**EXERCISE DETAILS**
Reproduce the records below exactly as they appear, omitting any pictures they contain.

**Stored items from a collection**

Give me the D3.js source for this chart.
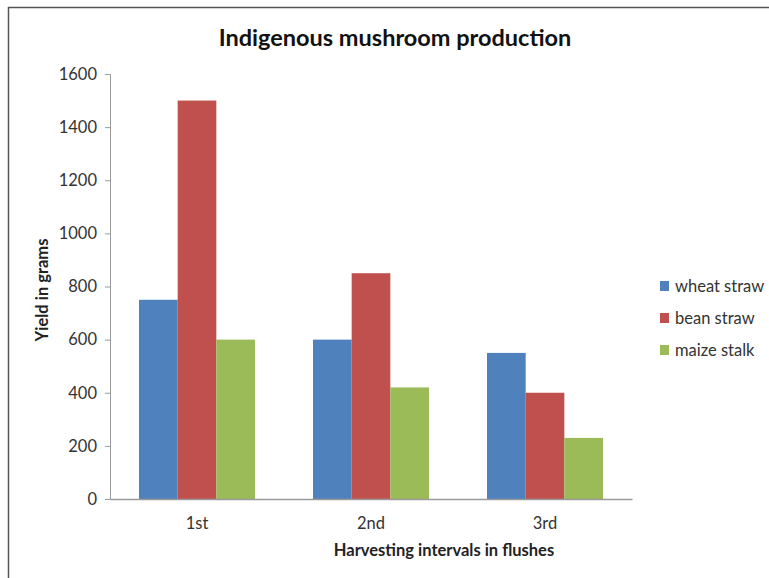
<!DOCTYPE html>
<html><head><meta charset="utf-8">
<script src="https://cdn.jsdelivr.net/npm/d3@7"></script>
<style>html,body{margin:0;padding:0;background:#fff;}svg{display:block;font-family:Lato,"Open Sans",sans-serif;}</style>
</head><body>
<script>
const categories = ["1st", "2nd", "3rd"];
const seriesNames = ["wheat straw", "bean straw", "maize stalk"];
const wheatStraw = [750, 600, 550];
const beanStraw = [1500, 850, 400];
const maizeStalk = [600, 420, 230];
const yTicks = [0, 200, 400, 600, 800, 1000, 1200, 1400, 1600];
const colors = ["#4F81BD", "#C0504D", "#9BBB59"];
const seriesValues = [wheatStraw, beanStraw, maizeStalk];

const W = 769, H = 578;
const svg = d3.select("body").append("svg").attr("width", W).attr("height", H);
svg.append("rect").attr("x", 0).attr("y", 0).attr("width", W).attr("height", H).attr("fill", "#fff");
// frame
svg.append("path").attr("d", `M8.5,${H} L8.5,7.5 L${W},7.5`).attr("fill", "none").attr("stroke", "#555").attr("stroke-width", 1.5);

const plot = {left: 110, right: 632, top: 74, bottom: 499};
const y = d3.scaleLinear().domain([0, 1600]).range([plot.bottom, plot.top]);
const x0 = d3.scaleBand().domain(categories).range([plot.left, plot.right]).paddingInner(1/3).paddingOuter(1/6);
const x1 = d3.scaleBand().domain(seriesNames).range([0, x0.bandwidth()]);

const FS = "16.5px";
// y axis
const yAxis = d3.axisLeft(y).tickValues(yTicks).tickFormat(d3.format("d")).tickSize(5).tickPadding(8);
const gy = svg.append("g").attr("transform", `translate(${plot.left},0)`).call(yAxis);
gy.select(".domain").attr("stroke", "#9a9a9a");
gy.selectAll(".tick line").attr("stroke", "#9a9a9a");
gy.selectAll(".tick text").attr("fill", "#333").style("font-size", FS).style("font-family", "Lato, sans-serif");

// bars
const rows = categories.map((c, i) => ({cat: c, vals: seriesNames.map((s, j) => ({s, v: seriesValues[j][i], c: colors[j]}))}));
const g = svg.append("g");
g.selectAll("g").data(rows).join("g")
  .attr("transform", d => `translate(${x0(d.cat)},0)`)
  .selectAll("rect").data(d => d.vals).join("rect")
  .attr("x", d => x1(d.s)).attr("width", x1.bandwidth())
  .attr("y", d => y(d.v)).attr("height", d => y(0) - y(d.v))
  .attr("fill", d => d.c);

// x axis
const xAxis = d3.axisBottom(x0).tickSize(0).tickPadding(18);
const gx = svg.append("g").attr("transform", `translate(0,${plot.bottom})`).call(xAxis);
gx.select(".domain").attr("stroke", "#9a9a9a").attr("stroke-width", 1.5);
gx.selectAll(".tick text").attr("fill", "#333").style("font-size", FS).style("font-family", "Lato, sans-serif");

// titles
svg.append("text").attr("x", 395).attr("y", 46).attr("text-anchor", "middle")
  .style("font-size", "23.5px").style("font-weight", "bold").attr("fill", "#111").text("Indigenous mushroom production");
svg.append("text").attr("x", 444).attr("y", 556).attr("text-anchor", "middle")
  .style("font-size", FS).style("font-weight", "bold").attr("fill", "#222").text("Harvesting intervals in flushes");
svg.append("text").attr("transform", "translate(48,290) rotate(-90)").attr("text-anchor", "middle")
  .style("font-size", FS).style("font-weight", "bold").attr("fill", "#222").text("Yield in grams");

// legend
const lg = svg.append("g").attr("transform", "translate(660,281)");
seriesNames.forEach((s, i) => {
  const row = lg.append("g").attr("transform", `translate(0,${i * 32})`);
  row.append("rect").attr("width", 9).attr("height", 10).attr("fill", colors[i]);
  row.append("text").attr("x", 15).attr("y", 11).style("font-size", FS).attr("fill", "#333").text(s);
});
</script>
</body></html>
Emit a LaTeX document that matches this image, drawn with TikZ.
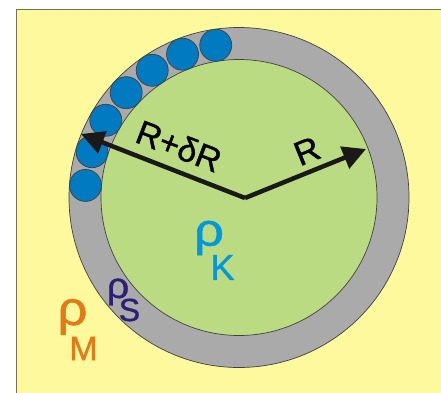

**TASK SOLUTION**
Give me the D3.js source for this chart.
<!DOCTYPE html>
<html><head><meta charset="utf-8">
<script src="https://cdn.jsdelivr.net/npm/d3@7"></script>
<style>html,body{margin:0;padding:0;background:#fff;}svg{display:block;font-family:Lato,"Open Sans",sans-serif;}</style>
</head><body>
<script>
const categories = ["1st", "2nd", "3rd"];
const seriesNames = ["wheat straw", "bean straw", "maize stalk"];
const wheatStraw = [750, 600, 550];
const beanStraw = [1500, 850, 400];
const maizeStalk = [600, 420, 230];
const yTicks = [0, 200, 400, 600, 800, 1000, 1200, 1400, 1600];
const colors = ["#4F81BD", "#C0504D", "#9BBB59"];
const seriesValues = [wheatStraw, beanStraw, maizeStalk];

const W = 769, H = 578;
const svg = d3.select("body").append("svg").attr("width", W).attr("height", H);
svg.append("rect").attr("x", 0).attr("y", 0).attr("width", W).attr("height", H).attr("fill", "#fff");
// frame
svg.append("path").attr("d", `M8.5,${H} L8.5,7.5 L${W},7.5`).attr("fill", "none").attr("stroke", "#555").attr("stroke-width", 1.5);

const plot = {left: 110, right: 632, top: 74, bottom: 499};
const y = d3.scaleLinear().domain([0, 1600]).range([plot.bottom, plot.top]);
const x0 = d3.scaleBand().domain(categories).range([plot.left, plot.right]).paddingInner(1/3).paddingOuter(1/6);
const x1 = d3.scaleBand().domain(seriesNames).range([0, x0.bandwidth()]);

const FS = "16.5px";
// y axis
const yAxis = d3.axisLeft(y).tickValues(yTicks).tickFormat(d3.format("d")).tickSize(5).tickPadding(8);
const gy = svg.append("g").attr("transform", `translate(${plot.left},0)`).call(yAxis);
gy.select(".domain").attr("stroke", "#9a9a9a");
gy.selectAll(".tick line").attr("stroke", "#9a9a9a");
gy.selectAll(".tick text").attr("fill", "#333").style("font-size", FS).style("font-family", "Lato, sans-serif");

// bars
const rows = categories.map((c, i) => ({cat: c, vals: seriesNames.map((s, j) => ({s, v: seriesValues[j][i], c: colors[j]}))}));
const g = svg.append("g");
g.selectAll("g").data(rows).join("g")
  .attr("transform", d => `translate(${x0(d.cat)},0)`)
  .selectAll("rect").data(d => d.vals).join("rect")
  .attr("x", d => x1(d.s)).attr("width", x1.bandwidth())
  .attr("y", d => y(d.v)).attr("height", d => y(0) - y(d.v))
  .attr("fill", d => d.c);

// x axis
const xAxis = d3.axisBottom(x0).tickSize(0).tickPadding(18);
const gx = svg.append("g").attr("transform", `translate(0,${plot.bottom})`).call(xAxis);
gx.select(".domain").attr("stroke", "#9a9a9a").attr("stroke-width", 1.5);
gx.selectAll(".tick text").attr("fill", "#333").style("font-size", FS).style("font-family", "Lato, sans-serif");

// titles
svg.append("text").attr("x", 395).attr("y", 46).attr("text-anchor", "middle")
  .style("font-size", "23.5px").style("font-weight", "bold").attr("fill", "#111").text("Indigenous mushroom production");
svg.append("text").attr("x", 444).attr("y", 556).attr("text-anchor", "middle")
  .style("font-size", FS).style("font-weight", "bold").attr("fill", "#222").text("Harvesting intervals in flushes");
svg.append("text").attr("transform", "translate(48,290) rotate(-90)").attr("text-anchor", "middle")
  .style("font-size", FS).style("font-weight", "bold").attr("fill", "#222").text("Yield in grams");

// legend
const lg = svg.append("g").attr("transform", "translate(660,281)");
seriesNames.forEach((s, i) => {
  const row = lg.append("g").attr("transform", `translate(0,${i * 32})`);
  row.append("rect").attr("width", 9).attr("height", 10).attr("fill", colors[i]);
  row.append("text").attr("x", 15).attr("y", 11).style("font-size", FS).attr("fill", "#333").text(s);
});
</script>
</body></html>
Emit a LaTeX document that matches this image, drawn with TikZ.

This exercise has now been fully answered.